Second, stop stealing. Yes, by exaggerating the problems with the computers, what you are doing is stealing from your company. As I said previously, they could choose to press charges on this and you could end up in jail. The smaller the amount of money we're talking about here, the less likely this is, but don't count on it not happening.
Third, it's time to confess and offer restitution. Your boss does not want to deal with the hassle of figuring out that you're doing this, documenting the problem, getting approval from his managers and HR to fire you, and finally firing you. Honestly, bosses hate this type of thing. By going to your boss and confessing, admitting you were wrong, and offering to pay what you owe, you may be able to resign, secure a positive reference and put this behind you. There's a small possibility that your boss would even be willing to keep you on board.
Fourth, accept that even if you do these things, the company has every right to fire and prosecute you. But, by admitting your thievery, you lower these chances. If they figure it out on their own, I can almost guarantee an extremely unpleasant outcome for you.

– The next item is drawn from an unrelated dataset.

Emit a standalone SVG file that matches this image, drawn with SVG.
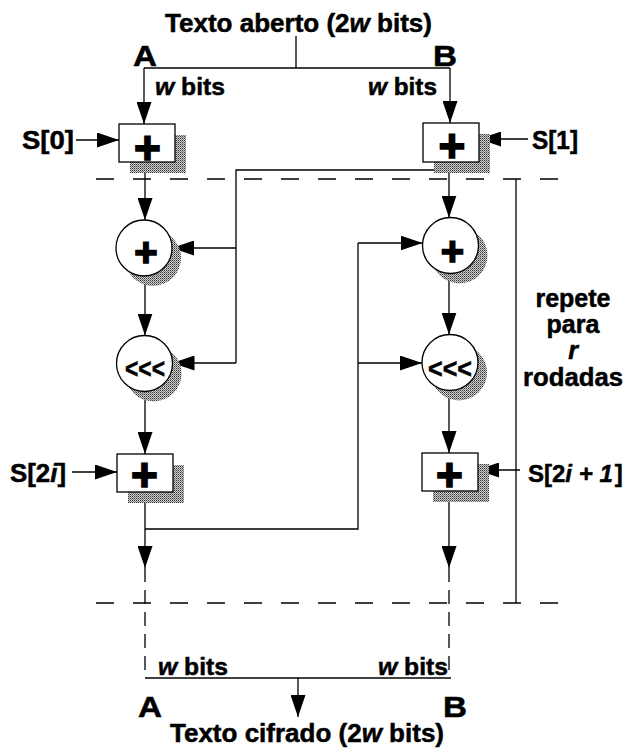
<svg xmlns="http://www.w3.org/2000/svg" width="629" height="750" viewBox="0 0 629 750">
<style>
  .t { font-family: "Liberation Sans", Arial, sans-serif; font-weight: bold; fill: #000; stroke: #000; stroke-width: 0.5; }
  .p { stroke-width: 1.6; }
  .i { font-style: italic; }
  .ln { stroke: #000; stroke-width: 1.3; fill: none; }
  .dash { stroke: #000; stroke-width: 1.3; fill: none; stroke-dasharray: 18 19; }
  .vdash { stroke: #000; stroke-width: 1.3; fill: none; stroke-dasharray: 14 8; }
  .box { fill: #fff; stroke: #000; stroke-width: 1.3; }
  .shadow { fill: url(#stipple); stroke: none; }
</style>
<defs>
  <pattern id="stipple" width="2" height="2" patternUnits="userSpaceOnUse">
    <rect width="2" height="2" fill="#d0d0d0"/>
    <rect width="1" height="1" fill="#333"/>
    <rect x="1" y="1" width="1" height="1" fill="#777"/>
  </pattern>
  <marker id="ah" markerUnits="userSpaceOnUse" markerWidth="22" markerHeight="15" refX="22" refY="7.5" orient="auto">
    <path d="M0,0 L22,7.5 L0,15 z" fill="#000"/>
  </marker>
</defs>

<g id="connectors">
  <line class="ln" x1="296" y1="36" x2="296" y2="68"/>
  <line class="ln" x1="144" y1="68" x2="450" y2="68"/>
  <line class="ln" x1="144" y1="68" x2="144" y2="124" marker-end="url(#ah)"/>
  <line class="ln" x1="450" y1="68" x2="450" y2="123" marker-end="url(#ah)"/>
  <line class="ln" x1="76" y1="140" x2="119" y2="140" marker-end="url(#ah)"/>
  <line class="ln" x1="528" y1="139" x2="479" y2="139" marker-end="url(#ah)"/>
  <line class="ln" x1="72" y1="472" x2="117" y2="472" marker-end="url(#ah)"/>
  <line class="ln" x1="520" y1="470" x2="477" y2="470" marker-end="url(#ah)"/>
  <line class="dash" x1="96" y1="179" x2="560" y2="179"/>
  <line class="dash" x1="96" y1="603" x2="560" y2="603"/>
  <line class="ln" x1="516" y1="179" x2="516" y2="603"/>
  <line class="ln" x1="145" y1="162" x2="145" y2="220" marker-end="url(#ah)"/>
  <line class="ln" x1="145" y1="276" x2="145" y2="335.5" marker-end="url(#ah)"/>
  <line class="ln" x1="145" y1="391" x2="145" y2="454" marker-end="url(#ah)"/>
  <line class="ln" x1="145" y1="492" x2="145" y2="568" marker-end="url(#ah)"/>
  <line class="vdash" x1="145" y1="568" x2="145" y2="678"/>
  <line class="ln" x1="449" y1="162" x2="449" y2="217.5" marker-end="url(#ah)"/>
  <line class="ln" x1="449" y1="273" x2="449" y2="334.5" marker-end="url(#ah)"/>
  <line class="ln" x1="449" y1="390" x2="449" y2="453" marker-end="url(#ah)"/>
  <line class="ln" x1="449" y1="491" x2="449" y2="568" marker-end="url(#ah)"/>
  <line class="vdash" x1="449" y1="568" x2="449" y2="678"/>
  <polyline class="ln" points="145,529 358,529 358,243"/>
  <line class="ln" x1="358" y1="243" x2="422.5" y2="243" marker-end="url(#ah)"/>
  <line class="ln" x1="358" y1="363" x2="422" y2="363" marker-end="url(#ah)"/>
  <polyline class="ln" points="450,170 236,170 236,363"/>
  <line class="ln" x1="236" y1="248" x2="172" y2="248" marker-end="url(#ah)"/>
  <line class="ln" x1="236" y1="363" x2="172.5" y2="363" marker-end="url(#ah)"/>
  <line class="ln" x1="145" y1="678" x2="451" y2="678"/>
  <line class="ln" x1="298" y1="678" x2="298" y2="717" marker-end="url(#ah)"/>
</g>

<g id="add-A0">
  <rect class="shadow" x="130" y="135" width="56" height="38"/>
  <rect class="box" x="119" y="124" width="56" height="38"/>
  <text class="t p" x="147.5" y="164" font-size="46" text-anchor="middle">+</text>
</g>
<g id="add-B0">
  <rect class="shadow" x="434" y="134" width="56" height="39"/>
  <rect class="box" x="423" y="123" width="56" height="39"/>
  <text class="t p" x="452" y="162" font-size="46" text-anchor="middle">+</text>
</g>
<g id="xor-A">
  <circle class="shadow" cx="153" cy="258" r="28"/>
  <circle class="box" cx="144" cy="248" r="28"/>
  <text class="t p" x="146" y="266" font-size="40" text-anchor="middle">+</text>
</g>
<g id="rot-A">
  <circle class="shadow" cx="153.5" cy="373.5" r="28"/>
  <circle class="box" cx="144.5" cy="363.5" r="28"/>
  <text class="t" x="145" y="378" font-size="27" text-anchor="middle" textLength="40" lengthAdjust="spacingAndGlyphs" stroke-width="1">&lt;&lt;&lt;</text>
</g>
<g id="xor-B">
  <circle class="shadow" cx="459.5" cy="255.5" r="28"/>
  <circle class="box" cx="450.5" cy="245.5" r="28"/>
  <text class="t p" x="452.5" y="265" font-size="40" text-anchor="middle">+</text>
</g>
<g id="rot-B">
  <circle class="shadow" cx="459" cy="372.5" r="28"/>
  <circle class="box" cx="450" cy="362.5" r="28"/>
  <text class="t" x="450" y="378" font-size="27" text-anchor="middle" textLength="44" lengthAdjust="spacingAndGlyphs" stroke-width="1">&lt;&lt;&lt;</text>
</g>
<g id="add-A">
  <rect class="shadow" x="128" y="465" width="56" height="38"/>
  <rect class="box" x="117" y="454" width="56" height="38"/>
  <text class="t p" x="144.5" y="491" font-size="46" text-anchor="middle">+</text>
</g>
<g id="add-B">
  <rect class="shadow" x="433" y="464" width="56" height="38"/>
  <rect class="box" x="422" y="453" width="56" height="38"/>
  <text class="t p" x="449.5" y="491" font-size="46" text-anchor="middle">+</text>
</g>

<g id="labels">
  <text class="t" x="165" y="32" font-size="25" textLength="267" lengthAdjust="spacingAndGlyphs">Texto aberto (2<tspan class="i">w</tspan> bits)</text>
  <text class="t" x="133" y="66" font-size="30" textLength="24" lengthAdjust="spacingAndGlyphs">A</text>
  <text class="t" x="433" y="66" font-size="30" textLength="24" lengthAdjust="spacingAndGlyphs">B</text>
  <text class="t" x="155" y="95" font-size="24" textLength="70" lengthAdjust="spacingAndGlyphs"><tspan class="i">w</tspan> bits</text>
  <text class="t" x="368" y="95" font-size="24" textLength="69" lengthAdjust="spacingAndGlyphs"><tspan class="i">w</tspan> bits</text>
  <text class="t" x="22" y="149" font-size="25" textLength="52" lengthAdjust="spacingAndGlyphs">S[0]</text>
  <text class="t" x="532" y="149" font-size="25" textLength="46" lengthAdjust="spacingAndGlyphs">S[1]</text>
  <text class="t" x="10" y="482" font-size="25" textLength="56" lengthAdjust="spacingAndGlyphs">S[2<tspan class="i">i</tspan>]</text>
  <text class="t" x="528" y="482" font-size="24">S[2<tspan class="i">i + 1</tspan><tspan dx="2">]</tspan></text>
  <text class="t" x="573" y="307" font-size="25" text-anchor="middle">repete</text>
  <text class="t" x="573" y="333" font-size="25" text-anchor="middle">para</text>
  <text class="t i" x="573" y="359" font-size="25" text-anchor="middle">r</text>
  <text class="t" x="573" y="386" font-size="25" text-anchor="middle" textLength="100" lengthAdjust="spacingAndGlyphs">rodadas</text>
  <text class="t" x="158" y="675" font-size="24" textLength="70" lengthAdjust="spacingAndGlyphs"><tspan class="i">w</tspan> bits</text>
  <text class="t" x="378" y="675" font-size="24" textLength="70" lengthAdjust="spacingAndGlyphs"><tspan class="i">w</tspan> bits</text>
  <text class="t" x="138" y="717" font-size="30" textLength="24" lengthAdjust="spacingAndGlyphs">A</text>
  <text class="t" x="443" y="717" font-size="30" textLength="24" lengthAdjust="spacingAndGlyphs">B</text>
  <text class="t" x="170" y="742" font-size="25" textLength="274" lengthAdjust="spacingAndGlyphs">Texto cifrado (2<tspan class="i">w</tspan> bits)</text>
</g>
</svg>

Because of this, you probably want to get your resume together and start looking for a new job. But, understand that even if you get a new job, you may not escape this.
The business world seems really big, but it's not. You will run into people who know you and people who know people you know everywhere you go. With a story of being fired for stealing attached to your name, your new employer could terminate you for this, even though their company wasn't directly affected.
The sooner you stop and confess, the smaller the impact on your career, and the less likely it is to ruin you.